### Brief
Restate the whole listing word for word. Pictures are left out.

### Given data
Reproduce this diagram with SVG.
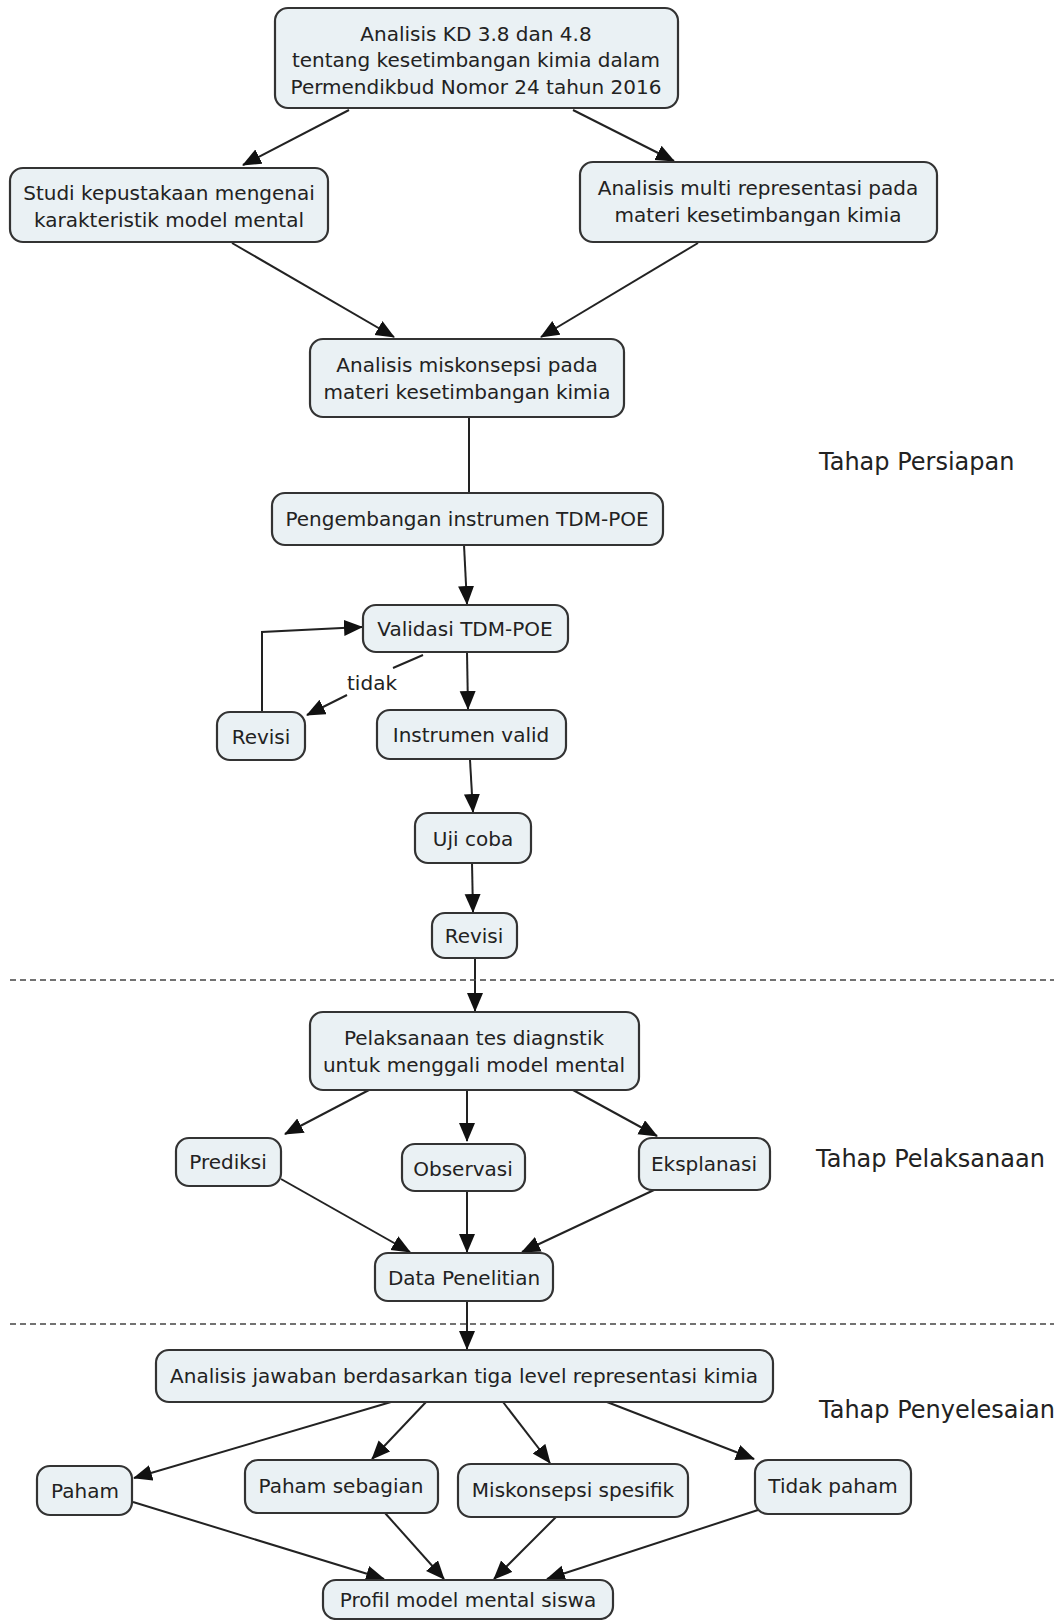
<svg xmlns="http://www.w3.org/2000/svg" width="1057" height="1620" viewBox="0 0 1057 1620">
<style>
.n rect{fill:#eaf1f4;stroke:#333;stroke-width:2.2}
text{font-family:"DejaVu Sans",Verdana,sans-serif;font-size:20px;fill:#222;text-anchor:middle}
.lab{font-size:24px;text-anchor:start}
.c line,.c polyline{stroke:#222;stroke-width:2;fill:none}
.a{marker-end:url(#ah)}
.d{stroke:#444;stroke-width:1.5;stroke-dasharray:6 4}
</style>
<defs>
<marker id="ah" markerUnits="userSpaceOnUse" markerWidth="20" markerHeight="18" refX="18" refY="8" orient="auto">
<path d="M0,0 L19,8 L0,16 z" fill="#111"/>
</marker>
</defs>
<rect width="1057" height="1620" fill="#fff"/>
<g class="c">
<line class="a" x1="349" y1="110" x2="243" y2="165"/>
<line class="a" x1="573" y1="110" x2="674" y2="161"/>
<line class="a" x1="232" y1="243" x2="394" y2="337"/>
<line class="a" x1="698" y1="243" x2="541" y2="337"/>
<line x1="469" y1="417" x2="469" y2="493"/>
<line class="a" x1="464" y1="545" x2="467" y2="604"/>
<polyline class="a" points="262,712 262,632 362,627"/>
<line x1="423" y1="655" x2="393" y2="668"/>
<line class="a" x1="347" y1="695" x2="307" y2="715"/>
<line class="a" x1="467" y1="652" x2="468" y2="709"/>
<line class="a" x1="470" y1="760" x2="473" y2="812"/>
<line class="a" x1="472" y1="863" x2="473" y2="912"/>
<line class="a" x1="475" y1="958" x2="475" y2="1011"/>
<line class="a" x1="369" y1="1090" x2="285" y2="1134"/>
<line class="a" x1="467" y1="1090" x2="467" y2="1141"/>
<line class="a" x1="573" y1="1090" x2="657" y2="1136"/>
<line class="a" x1="281" y1="1179" x2="410" y2="1252"/>
<line class="a" x1="467" y1="1191" x2="467" y2="1252"/>
<line class="a" x1="654" y1="1190" x2="522" y2="1252"/>
<line class="a" x1="467" y1="1301" x2="467" y2="1349"/>
<line class="a" x1="391" y1="1402" x2="134" y2="1478"/>
<line class="a" x1="426" y1="1402" x2="372" y2="1459"/>
<line class="a" x1="503" y1="1402" x2="550" y2="1463"/>
<line class="a" x1="607" y1="1402" x2="754" y2="1459"/>
<line class="a" x1="133" y1="1502" x2="384" y2="1579"/>
<line class="a" x1="385" y1="1513" x2="444" y2="1579"/>
<line class="a" x1="556" y1="1517" x2="494" y2="1579"/>
<line class="a" x1="758" y1="1510" x2="547" y2="1579"/>
</g>
<line class="d" x1="10" y1="980" x2="1054" y2="980"/>
<line class="d" x1="10" y1="1324" x2="1054" y2="1324"/>
<text x="372" y="690">tidak</text>
<g id="n1" class="n"><rect x="275" y="8" width="403" height="100" rx="13"/>
<text x="476" y="41">Analisis KD 3.8 dan 4.8</text>
<text x="476" y="67">tentang kesetimbangan kimia dalam</text>
<text x="476" y="94">Permendikbud Nomor 24 tahun 2016</text></g>
<g id="n2" class="n"><rect x="10" y="168" width="318" height="74" rx="13"/>
<text x="169" y="200">Studi kepustakaan mengenai</text>
<text x="169" y="227">karakteristik model mental</text></g>
<g id="n3" class="n"><rect x="580" y="162" width="357" height="80" rx="13"/>
<text x="758" y="195">Analisis multi representasi pada</text>
<text x="758" y="222">materi kesetimbangan kimia</text></g>
<g id="n4" class="n"><rect x="310" y="339" width="314" height="78" rx="13"/>
<text x="467" y="372">Analisis miskonsepsi pada</text>
<text x="467" y="399">materi kesetimbangan kimia</text></g>
<g id="n5" class="n"><rect x="272" y="493" width="391" height="52" rx="13"/>
<text x="467" y="526">Pengembangan instrumen TDM-POE</text></g>
<g id="n6" class="n"><rect x="363" y="605" width="205" height="47" rx="13"/>
<text x="465" y="636">Validasi TDM-POE</text></g>
<g id="n7" class="n"><rect x="217" y="712" width="88" height="48" rx="13"/>
<text x="261" y="744">Revisi</text></g>
<g id="n8" class="n"><rect x="377" y="710" width="189" height="49" rx="13"/>
<text x="471" y="742">Instrumen valid</text></g>
<g id="n9" class="n"><rect x="415" y="813" width="116" height="50" rx="13"/>
<text x="473" y="846">Uji coba</text></g>
<g id="n10" class="n"><rect x="432" y="913" width="85" height="45" rx="13"/>
<text x="474" y="943">Revisi</text></g>
<g id="n11" class="n"><rect x="310" y="1012" width="329" height="78" rx="13"/>
<text x="474" y="1045">Pelaksanaan tes diagnstik</text>
<text x="474" y="1072">untuk menggali model mental</text></g>
<g id="n12" class="n"><rect x="176" y="1138" width="105" height="48" rx="13"/>
<text x="228" y="1169">Prediksi</text></g>
<g id="n13" class="n"><rect x="402" y="1144" width="123" height="47" rx="13"/>
<text x="463" y="1176">Observasi</text></g>
<g id="n14" class="n"><rect x="639" y="1138" width="131" height="52" rx="13"/>
<text x="704" y="1171">Eksplanasi</text></g>
<g id="n15" class="n"><rect x="375" y="1253" width="178" height="48" rx="13"/>
<text x="464" y="1285">Data Penelitian</text></g>
<g id="n16" class="n"><rect x="156" y="1350" width="617" height="52" rx="13"/>
<text x="464" y="1383">Analisis jawaban berdasarkan tiga level representasi kimia</text></g>
<g id="n17" class="n"><rect x="37" y="1466" width="95" height="49" rx="13"/>
<text x="85" y="1498">Paham</text></g>
<g id="n18" class="n"><rect x="245" y="1460" width="193" height="53" rx="13"/>
<text x="341" y="1493">Paham sebagian</text></g>
<g id="n19" class="n"><rect x="458" y="1464" width="230" height="53" rx="13"/>
<text x="573" y="1497">Miskonsepsi spesifik</text></g>
<g id="n20" class="n"><rect x="755" y="1460" width="156" height="54" rx="13"/>
<text x="833" y="1493">Tidak paham</text></g>
<g id="n21" class="n"><rect x="323" y="1580" width="290" height="39" rx="13"/>
<text x="468" y="1607">Profil model mental siswa</text></g>
<text class="lab" x="819" y="470">Tahap Persiapan</text>
<text class="lab" x="816" y="1167">Tahap Pelaksanaan</text>
<text class="lab" x="819" y="1418">Tahap Penyelesaian</text>
</svg>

### Finished exercise
Reproduce this diagram with SVG.
<svg xmlns="http://www.w3.org/2000/svg" width="1057" height="1620" viewBox="0 0 1057 1620">
<style>
.n rect{fill:#eaf1f4;stroke:#333;stroke-width:2.2}
text{font-family:"DejaVu Sans",Verdana,sans-serif;font-size:20px;fill:#222;text-anchor:middle}
.lab{font-size:24px;text-anchor:start}
.c line,.c polyline{stroke:#222;stroke-width:2;fill:none}
.a{marker-end:url(#ah)}
.d{stroke:#444;stroke-width:1.5;stroke-dasharray:6 4}
</style>
<defs>
<marker id="ah" markerUnits="userSpaceOnUse" markerWidth="20" markerHeight="18" refX="18" refY="8" orient="auto">
<path d="M0,0 L19,8 L0,16 z" fill="#111"/>
</marker>
</defs>
<rect width="1057" height="1620" fill="#fff"/>
<g class="c">
<line class="a" x1="349" y1="110" x2="243" y2="165"/>
<line class="a" x1="573" y1="110" x2="674" y2="161"/>
<line class="a" x1="232" y1="243" x2="394" y2="337"/>
<line class="a" x1="698" y1="243" x2="541" y2="337"/>
<line x1="469" y1="417" x2="469" y2="493"/>
<line class="a" x1="464" y1="545" x2="467" y2="604"/>
<polyline class="a" points="262,712 262,632 362,627"/>
<line x1="423" y1="655" x2="393" y2="668"/>
<line class="a" x1="347" y1="695" x2="307" y2="715"/>
<line class="a" x1="467" y1="652" x2="468" y2="709"/>
<line class="a" x1="470" y1="760" x2="473" y2="812"/>
<line class="a" x1="472" y1="863" x2="473" y2="912"/>
<line class="a" x1="475" y1="958" x2="475" y2="1011"/>
<line class="a" x1="369" y1="1090" x2="285" y2="1134"/>
<line class="a" x1="467" y1="1090" x2="467" y2="1141"/>
<line class="a" x1="573" y1="1090" x2="657" y2="1136"/>
<line class="a" x1="281" y1="1179" x2="410" y2="1252"/>
<line class="a" x1="467" y1="1191" x2="467" y2="1252"/>
<line class="a" x1="654" y1="1190" x2="522" y2="1252"/>
<line class="a" x1="467" y1="1301" x2="467" y2="1349"/>
<line class="a" x1="391" y1="1402" x2="134" y2="1478"/>
<line class="a" x1="426" y1="1402" x2="372" y2="1459"/>
<line class="a" x1="503" y1="1402" x2="550" y2="1463"/>
<line class="a" x1="607" y1="1402" x2="754" y2="1459"/>
<line class="a" x1="133" y1="1502" x2="384" y2="1579"/>
<line class="a" x1="385" y1="1513" x2="444" y2="1579"/>
<line class="a" x1="556" y1="1517" x2="494" y2="1579"/>
<line class="a" x1="758" y1="1510" x2="547" y2="1579"/>
</g>
<line class="d" x1="10" y1="980" x2="1054" y2="980"/>
<line class="d" x1="10" y1="1324" x2="1054" y2="1324"/>
<text x="372" y="690">tidak</text>
<g id="n1" class="n"><rect x="275" y="8" width="403" height="100" rx="13"/>
<text x="476" y="41">Analisis KD 3.8 dan 4.8</text>
<text x="476" y="67">tentang kesetimbangan kimia dalam</text>
<text x="476" y="94">Permendikbud Nomor 24 tahun 2016</text></g>
<g id="n2" class="n"><rect x="10" y="168" width="318" height="74" rx="13"/>
<text x="169" y="200">Studi kepustakaan mengenai</text>
<text x="169" y="227">karakteristik model mental</text></g>
<g id="n3" class="n"><rect x="580" y="162" width="357" height="80" rx="13"/>
<text x="758" y="195">Analisis multi representasi pada</text>
<text x="758" y="222">materi kesetimbangan kimia</text></g>
<g id="n4" class="n"><rect x="310" y="339" width="314" height="78" rx="13"/>
<text x="467" y="372">Analisis miskonsepsi pada</text>
<text x="467" y="399">materi kesetimbangan kimia</text></g>
<g id="n5" class="n"><rect x="272" y="493" width="391" height="52" rx="13"/>
<text x="467" y="526">Pengembangan instrumen TDM-POE</text></g>
<g id="n6" class="n"><rect x="363" y="605" width="205" height="47" rx="13"/>
<text x="465" y="636">Validasi TDM-POE</text></g>
<g id="n7" class="n"><rect x="217" y="712" width="88" height="48" rx="13"/>
<text x="261" y="744">Revisi</text></g>
<g id="n8" class="n"><rect x="377" y="710" width="189" height="49" rx="13"/>
<text x="471" y="742">Instrumen valid</text></g>
<g id="n9" class="n"><rect x="415" y="813" width="116" height="50" rx="13"/>
<text x="473" y="846">Uji coba</text></g>
<g id="n10" class="n"><rect x="432" y="913" width="85" height="45" rx="13"/>
<text x="474" y="943">Revisi</text></g>
<g id="n11" class="n"><rect x="310" y="1012" width="329" height="78" rx="13"/>
<text x="474" y="1045">Pelaksanaan tes diagnstik</text>
<text x="474" y="1072">untuk menggali model mental</text></g>
<g id="n12" class="n"><rect x="176" y="1138" width="105" height="48" rx="13"/>
<text x="228" y="1169">Prediksi</text></g>
<g id="n13" class="n"><rect x="402" y="1144" width="123" height="47" rx="13"/>
<text x="463" y="1176">Observasi</text></g>
<g id="n14" class="n"><rect x="639" y="1138" width="131" height="52" rx="13"/>
<text x="704" y="1171">Eksplanasi</text></g>
<g id="n15" class="n"><rect x="375" y="1253" width="178" height="48" rx="13"/>
<text x="464" y="1285">Data Penelitian</text></g>
<g id="n16" class="n"><rect x="156" y="1350" width="617" height="52" rx="13"/>
<text x="464" y="1383">Analisis jawaban berdasarkan tiga level representasi kimia</text></g>
<g id="n17" class="n"><rect x="37" y="1466" width="95" height="49" rx="13"/>
<text x="85" y="1498">Paham</text></g>
<g id="n18" class="n"><rect x="245" y="1460" width="193" height="53" rx="13"/>
<text x="341" y="1493">Paham sebagian</text></g>
<g id="n19" class="n"><rect x="458" y="1464" width="230" height="53" rx="13"/>
<text x="573" y="1497">Miskonsepsi spesifik</text></g>
<g id="n20" class="n"><rect x="755" y="1460" width="156" height="54" rx="13"/>
<text x="833" y="1493">Tidak paham</text></g>
<g id="n21" class="n"><rect x="323" y="1580" width="290" height="39" rx="13"/>
<text x="468" y="1607">Profil model mental siswa</text></g>
<text class="lab" x="819" y="470">Tahap Persiapan</text>
<text class="lab" x="816" y="1167">Tahap Pelaksanaan</text>
<text class="lab" x="819" y="1418">Tahap Penyelesaian</text>
</svg>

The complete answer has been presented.